The book devotes a chapter to an account of Hong Kong’s Mass Transit Railway (MTR), which is an object lesson in how to finance public infrastructure projects. Hong Kong had a population in 2013 of 7.2m in an area of 1100 sq.kms with a density in the Kowloon area of 46,000 per sq.km. No wonder that a rail system was preferred to emphasis on road transport. The secret of the great success of the MTR is that the land for it has been bought from the Hong Kong government at greenfield (i.e. predevelopment) prices and leased out to developers or occupiers at its developed value. Land around and above stations becomes particularly valuable for shopping, housing, banks, restaurants and other facilities, so the MTR continues to benefit from rents. The financial outcome is striking.
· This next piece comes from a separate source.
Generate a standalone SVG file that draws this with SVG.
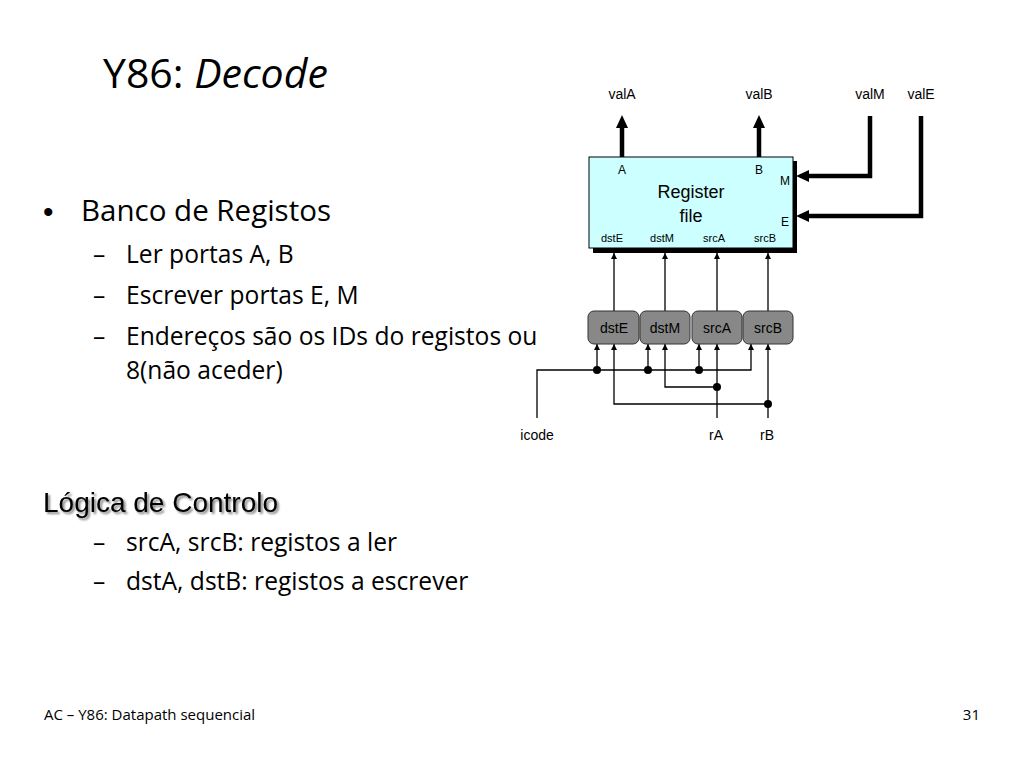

In 2012 profits were just over £1bn, most of which was paid as dividend to the government.
Compare this with Transport for London, which receives an operating subsidy of more than £1bn. In fact, the MTR method has been used in the U.K., when the Metropolitan line was built in the 1930s, although in that case the post-development land was sold outright. It has been ignored, however, for the Jubilee line extension and the new Crossrail. To add insult to injury the MTR has been granted a contract to run Crossrail with the expected
profits going to finance public expenditure in Hong Kong.

Brief sections of the book are given over to Singapore and China.
The former has much in common with Hong Kong – low personal tax, high GDP per capita, low unemployment, consistent growth, but a high gini coefficient. The key similarity, however, lies in the land system. 58% of all land in Singapore is State Land. This is sold under leases which yield a long term revenue and are not perpetual. Hence the government has a very significant income from land sales and rent, enabling it to follow Hong Kong in avoiding excessive taxation. A further consequence is that Singapore also has a huge Sovereign Wealth Fund of several hundred billion pounds. A final noteworthy feature is that the government has solved a serious housing crisis after independence from the U.K., so that 80% of the people live in Housing and Development Board flats, most of which are at least partially owner occupied.

Purves only makes a few comments on China, but they are telling ones. He quotes Sun Yat-sen, who was a Georgist: ‘The land tax as the only means of supporting the government is an infinitely just, reasonable and equitably distributed tax, and on it we will found our new system’. Of course Sun Yat-sen did not live to achieve this, yet the present communist government has not completely forgotten his message. All land is vested in the State and leased out to tenants, thus creating revenue from land sales and rent. Purves’ conclusion is that China stands at a fork in the road, one path leading to western style taxation, boom/ bust cycles, low growth etc., the other the path followed by Hong Kong, which exploits the economic potential of the land. He finishes with a reminder that post-Soviet Russia was advised by 30 American economists to retain government ownership of all
land, but chose instead the world of the oligarchs.

This book is a fine example of how to combine high principles with careful, detailed research. It shows how economic theory and practical policy could be reformed to take account of the vital importance of land, and demonstrates how this may work in a present-day economy. Purves does not idealize Hong Kong. He has observed at first hand the faults in its system, mainly following from the patchwork nature of its land and taxation laws. Yet he has shown clearly how there are real, substantial benefits from a system which recognises the central role of land and land rent. No longer need Economics tutors apologise forthe absence of living examples of justice in their subject.

No Debt, High Growth, Low Tax fills a major gap in their armoury.